Sunday, February 20, 2011

Journal 6

Word of the week: corpulent. Webster's New College World defines it as fat and fleshy; stout; obese. It says the origin is Middle English, corporality, from Latin corpulentia, corpulence, from corpulentus,corpulent, from corpus, body; see kwrep- in Indo-European roots. Merriam-Webster says the origin is Middle English, from Latin corpulentus, from corpus with a first known use in the 14th century. The writer uses the word to describe primates that are being fattened up for studies on obesity.

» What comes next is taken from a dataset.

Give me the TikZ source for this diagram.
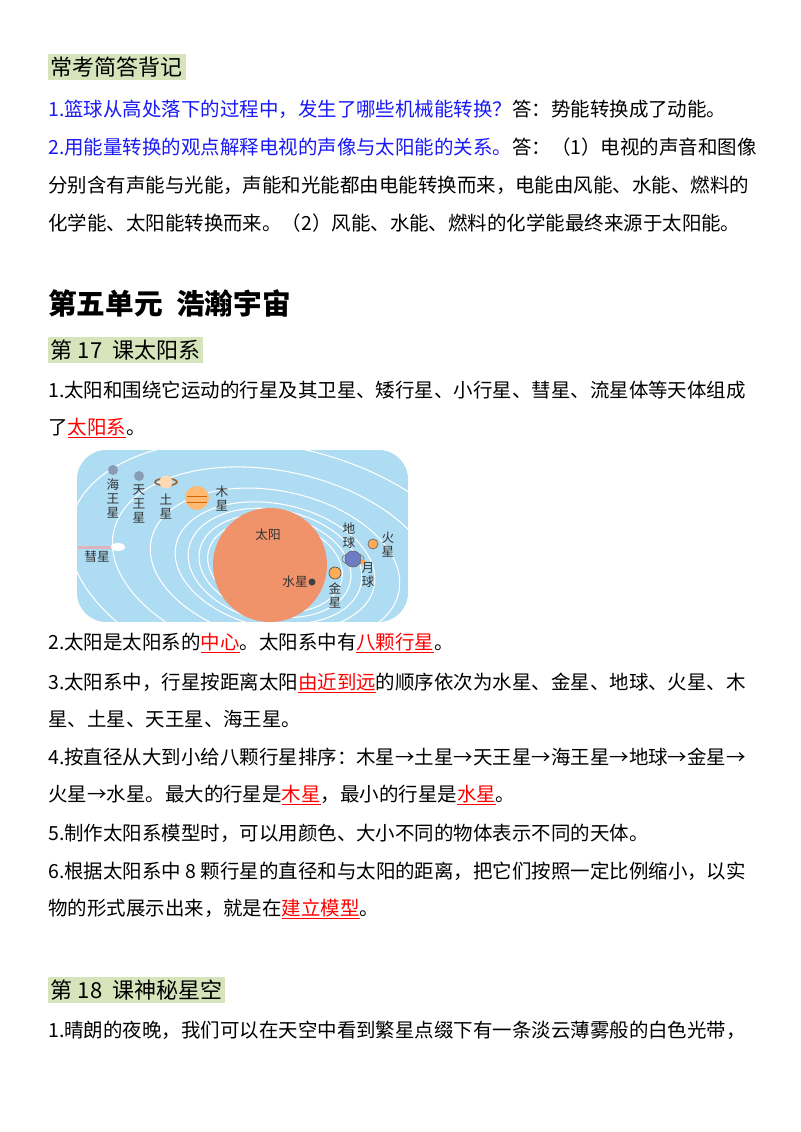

Catch of the week: "While some students choose are spending their Spring Break soaking in the debauchery of sun-kissed tourist destinations..."
This was clearly an error at the copy desk.  Someone must have changed the lede from "choose to spend" to "are spending" but forgot to remove the word choose. It reads rather funny and makes you do a double-take.

Headline of the week:
Lt. Gov. Jennifer Carroll and engineer Norman Augustine speak at UF
Another Alligator speech article with a boring headline.  Not only do most students not know who Carroll or Augustine are, they probably don't care.  I would have used the following headline, which would attract more eyes to the pieces.
Florida is falling behind in technological advancements, Lt. Gov says

Passage of the week:
I ask Boyer about the girl. Does he worry about her? I don't know how she feels, because I haven't been able to track her down. (The fact that I tried angers some colleagues, who tell me that I would be victimizing her all over again if I contacted her. The fact that I fail distresses others, who argue that a story containing even a measure of sympathy for Boyer, without his victim's perspective, is an outrage.)
It's from a story about the first American cyclist in the Tour de France and his life as a child molester. While the prose isn't that powerful, the ethical dilemma is and it sparked an inner debate for myself.